Tori and Ricardo and his fifth grade science fair project. At the time he took the demotion of Pluto from plant to minor planet very badly.
Tori and Ricardo and his fifth grade science fair project. At the time he took the demotion of Pluto from plant to minor planet very badly.

The graduation we attended was for a family friend – Ricardo Lopez. The family – which we call The Lopi, which we maintain is the plural of Lopez – are friends from our St. Croix days. During our last year on the island, Ricardo was in the fifth grade class Tori taught at the Good Hope School. He was her favorite student she’s ever taught. He was a little round ball full of smiles. Now, somehow, he has turned into a tall, handsome young man who will be going to Pace University in New York in the fall.

Overheard at our table at dinner – okay, I didn’t overhear it, I actually said it – “So where do the cool kids hang out around here? (longish pause) They never told you, did they.”

I take a perverse pleasure in hearing people sigh and say “Only the Baurs.” Most recently as the graduates were parading in for half an hour, we started a kick line in our row.

The Lopez Family (or Lopi, in Baurspeak) at graduation.
The Lopez Family (or Lopi, in Baurspeak) at graduation.

Far be it from me to make fun of a kid’s name, but this one is truly impressive. Just to be sure, I’m going to change ONE LETTER in the last name of this kid. The graduate with the most amazing name I’ve ever seen was: Oluwatumininu Oluwatuminmise Sadole. Wow. The name appears to be of Yoruba origin, translates to something like “God has regenerated me,” and statistically is more likely be a girl than boy, although either is possible and I missed his/her’s walk across the stage. (Give me a break, there were more than 800 kids in this graduating class.)

But when I spotted that name in the program I thought, “I’ll bet that kid can’t WAIT until she’s old enough to go to court and get the name changed legally to something simpler, something like Oluwatumininu Oluwatuminmise Jones.

That’d be SO much better.

Tori needs her beach time, and Monday she got some.

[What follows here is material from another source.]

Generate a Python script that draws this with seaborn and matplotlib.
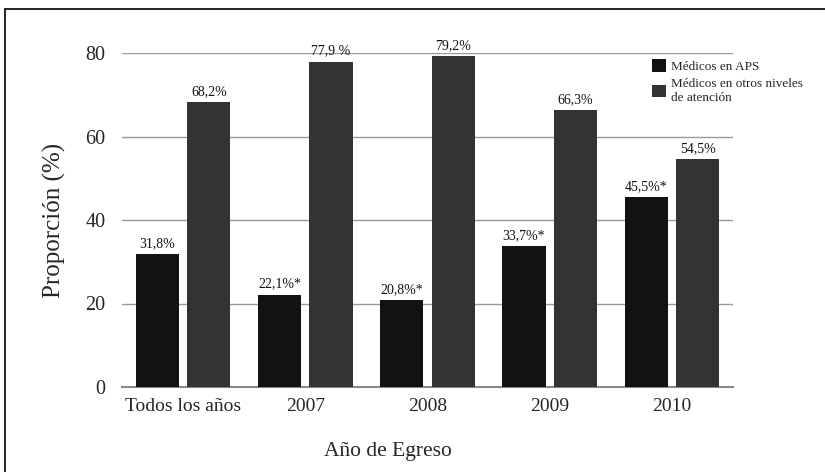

In her shadow, lower left, is a glimpse of Max.
Tori needs her beach time, and Monday she got some. In her shadow, lower left, is a glimpse of Max.

The drive to Houston (actually Katy, Texas, where the Lopez family lives. It’s an affluent suburb just west of Houston) takes about six hours and we drove straight out. On the way home, however, we meandered.

First we headed down to the Texas coast to get just a little beach time in. Most of what we saw was a lot like the coast of Louisiana, Mississippi, much of Alabama, the Florida panhandle. Many rental houses on stilts, gas stations and strip malls. But the beach was nice, certainly better than Mississippi’s. And when we got into Galveston, that was actually quite nice. Very resortish, a well-cared for beach, good restaurants. Yeah, WAY too built up, but still the nicest place I’ve yet seen on the Gulf coast. I wish we’d had more time there, but we had only the one afternoon and night. I’d like to have spent a little time on the history of the 1900 hurricane that demolished the island, killing 8,000 people in the greatest natural disaster in U.S. history.

Our drive home was “blue line highway” as far as we could go, staying off the main highways and interstate and poking around in the boonies. We passed through Port Arthur, Texas, a miserable place, all refineries and dust and oily smells. But it was the birthplace of Janis Joplin, so we paid our tribute. You could certainly understand why she was in a hurry to get out.

There was more, a lot more, crammed into four days. But anyone who has read this far has probably had their patience tested to the limit, and I really need to get on to other things.